### Exercise inputs

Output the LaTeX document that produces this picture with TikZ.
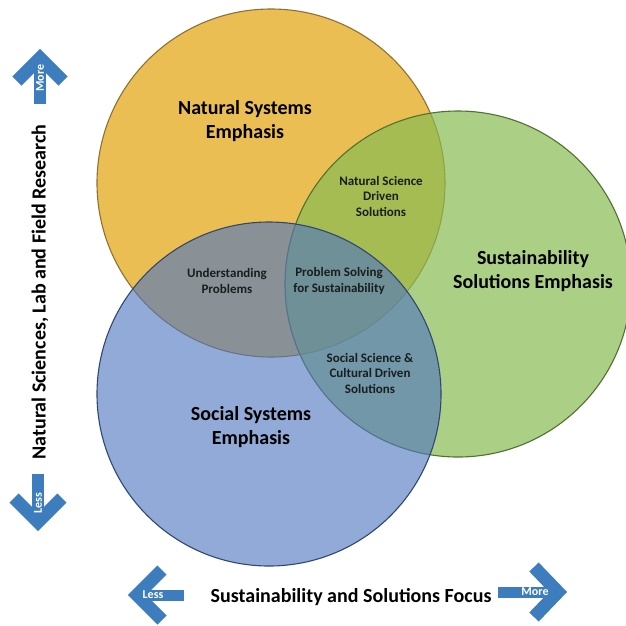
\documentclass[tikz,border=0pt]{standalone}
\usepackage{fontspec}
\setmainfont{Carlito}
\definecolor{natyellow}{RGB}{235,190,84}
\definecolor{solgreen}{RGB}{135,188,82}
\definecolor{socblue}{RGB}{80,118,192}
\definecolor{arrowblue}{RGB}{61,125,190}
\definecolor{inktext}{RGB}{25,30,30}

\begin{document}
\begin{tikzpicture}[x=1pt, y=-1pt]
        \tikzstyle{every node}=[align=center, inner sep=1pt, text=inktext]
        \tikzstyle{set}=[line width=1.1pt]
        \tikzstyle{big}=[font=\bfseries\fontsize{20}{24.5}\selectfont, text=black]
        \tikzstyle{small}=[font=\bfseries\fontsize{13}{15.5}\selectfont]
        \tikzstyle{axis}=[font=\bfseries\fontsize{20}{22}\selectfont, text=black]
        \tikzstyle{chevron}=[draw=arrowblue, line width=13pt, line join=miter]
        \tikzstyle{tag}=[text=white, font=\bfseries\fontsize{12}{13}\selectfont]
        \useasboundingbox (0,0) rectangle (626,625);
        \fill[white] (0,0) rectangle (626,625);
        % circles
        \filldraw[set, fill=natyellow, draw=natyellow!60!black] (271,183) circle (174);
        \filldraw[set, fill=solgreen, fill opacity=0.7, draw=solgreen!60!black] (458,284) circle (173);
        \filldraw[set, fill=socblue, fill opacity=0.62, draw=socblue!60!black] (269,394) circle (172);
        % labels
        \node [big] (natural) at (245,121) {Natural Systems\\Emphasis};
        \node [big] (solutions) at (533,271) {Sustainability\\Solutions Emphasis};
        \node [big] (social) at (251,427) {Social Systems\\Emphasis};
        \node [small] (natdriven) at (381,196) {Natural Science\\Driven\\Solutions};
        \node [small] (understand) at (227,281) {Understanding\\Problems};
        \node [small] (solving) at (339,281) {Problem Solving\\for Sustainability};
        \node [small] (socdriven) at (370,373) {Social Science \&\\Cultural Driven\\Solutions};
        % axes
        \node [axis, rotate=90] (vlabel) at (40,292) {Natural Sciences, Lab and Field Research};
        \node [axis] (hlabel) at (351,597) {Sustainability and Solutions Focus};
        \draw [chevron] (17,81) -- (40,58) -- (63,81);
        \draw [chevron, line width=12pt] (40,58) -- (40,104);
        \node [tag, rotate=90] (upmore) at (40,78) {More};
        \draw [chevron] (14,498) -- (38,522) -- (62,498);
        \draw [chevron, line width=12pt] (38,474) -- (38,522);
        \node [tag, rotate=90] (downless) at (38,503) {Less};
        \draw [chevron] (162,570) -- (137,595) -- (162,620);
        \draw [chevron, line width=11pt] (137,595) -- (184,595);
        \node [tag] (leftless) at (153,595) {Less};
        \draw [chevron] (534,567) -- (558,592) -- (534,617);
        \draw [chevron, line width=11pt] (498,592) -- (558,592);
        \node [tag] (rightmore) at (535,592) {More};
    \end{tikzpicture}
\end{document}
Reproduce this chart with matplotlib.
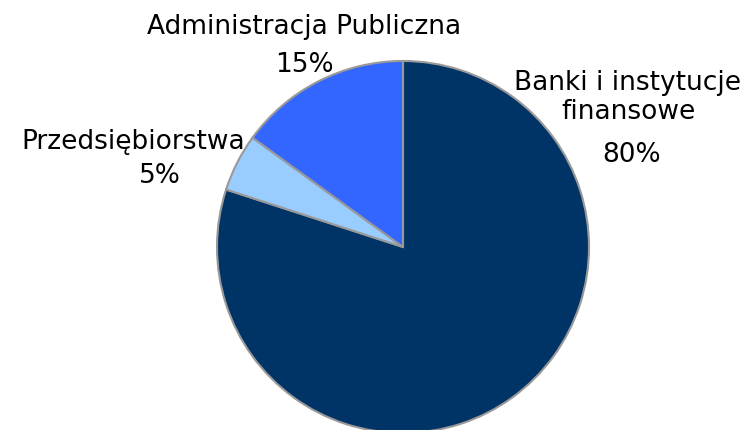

######
### Exercise inputs

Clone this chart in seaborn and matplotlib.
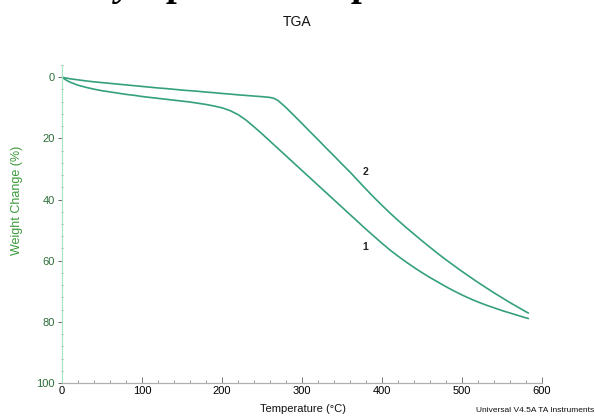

######
### Exercise inputs

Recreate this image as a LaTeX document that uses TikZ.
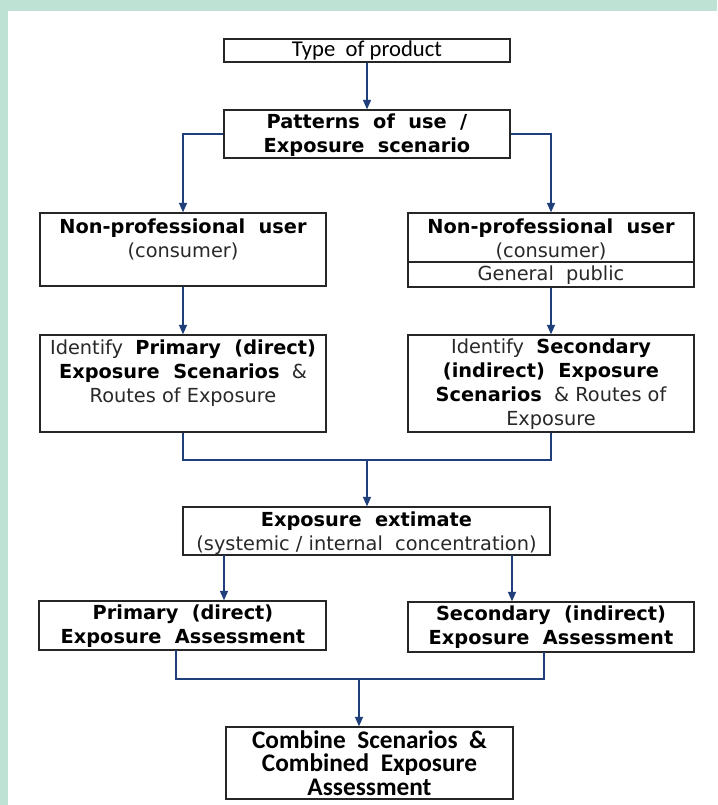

######

▶ What is asked
Count the lines in the entries above that include the string "LaTeX", then give only that figure.

▶ Task response
2